Ms. Haigazian said the room is part of the already existing building, and that while some church services have taken place there, it hasn’t caused any problem. “There is a functional building which has been utilized, and has been approved to be utilized,” she added.

Finding no Oak Bluffs public officials or representatives from town boards that wanted to speak, hearing chairman Linda Sibley opened the hearing to public testimony. She said that she would end the session in 30 minutes and would continue it. There was some discussion among the MVC members about who would be present for the continued hearing in August.

Ms. Sibley then called for comments from anyone who might not be able to attend next month.

Mr.
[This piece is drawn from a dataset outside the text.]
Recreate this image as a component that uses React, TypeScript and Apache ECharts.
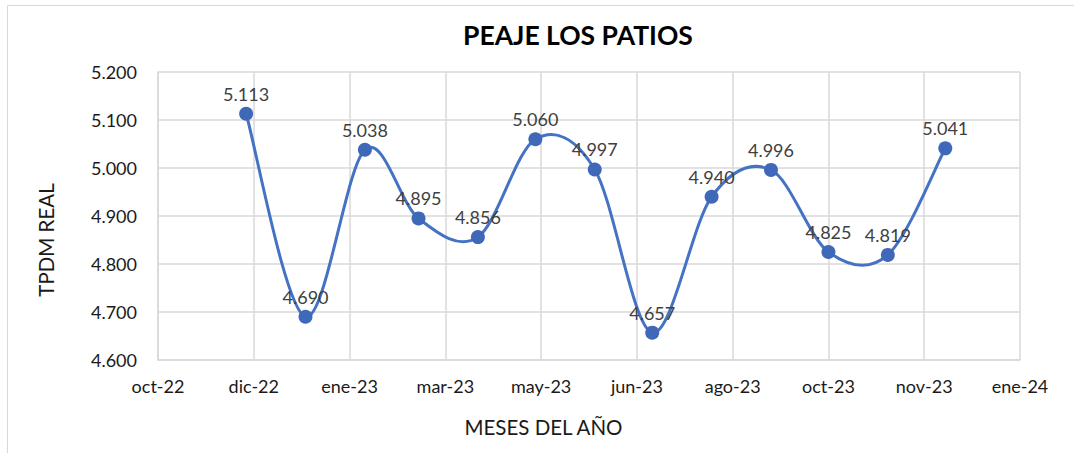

Redd said he had been coming to the MVC hearings on the church for a year, and would not be able to come back in August. He launched into an angry diatribe about the MVC process and what he characterized as mistreatment of the Brazilian community by the commission.

“They’re basically done everything you’ve asked them to do,” Mr. Redd said. “They’ve redesigned the building, they’re spending money they don’t have, and I want to know when it’s going to stop. What I see represented on this commission is not a commission of people that I have come to love on the Island.

“I don’t understand it. You would never put another church through this kind of nonsense. You’re talking about having a meeting on August 7 and you’re not going to have enough people, and your deadline is September?” he continued, his voice rising as he asked, “What do you want the church to do? What do you want them to do?”

Ending with the remark that he was upset there would be no vote that night, Mr. Redd left the building.

Lorinda Kasoff of Brooklyn, who owns a home in Oak Bluffs, said she doesn’t understand why the church needs to be so large. “I think the building is too large for the site, and it will overwhelm the neighborhood.”

Kris Chvatal, an abutter on Ryan’s Way with a longstanding history of opposition to the church’s expansion, questioned whether the square footage given for the addition was accurate.

Edgartown resident Courtney Brady said she lives across the street from the Federated Church and has attended some of the Alliance Community Church services there. “I have found them to be completely acceptable as far as noise and busyness, traffic, whatever problems,” she said. “I was happy to have them as neighbors.”

Reverend Thompson said members of the Alliance Community Church have not only been involved in the Island community, but have also traveled to New York to be part of his church community. “I want to encourage the commission to consider the wide arm that this church has been involved in, in meeting the needs of the community,” he said. “I’m here to support it.”

Ms. Sibley asked the commissioners to submit questions about the project in writing to her and continued the hearing to August 7.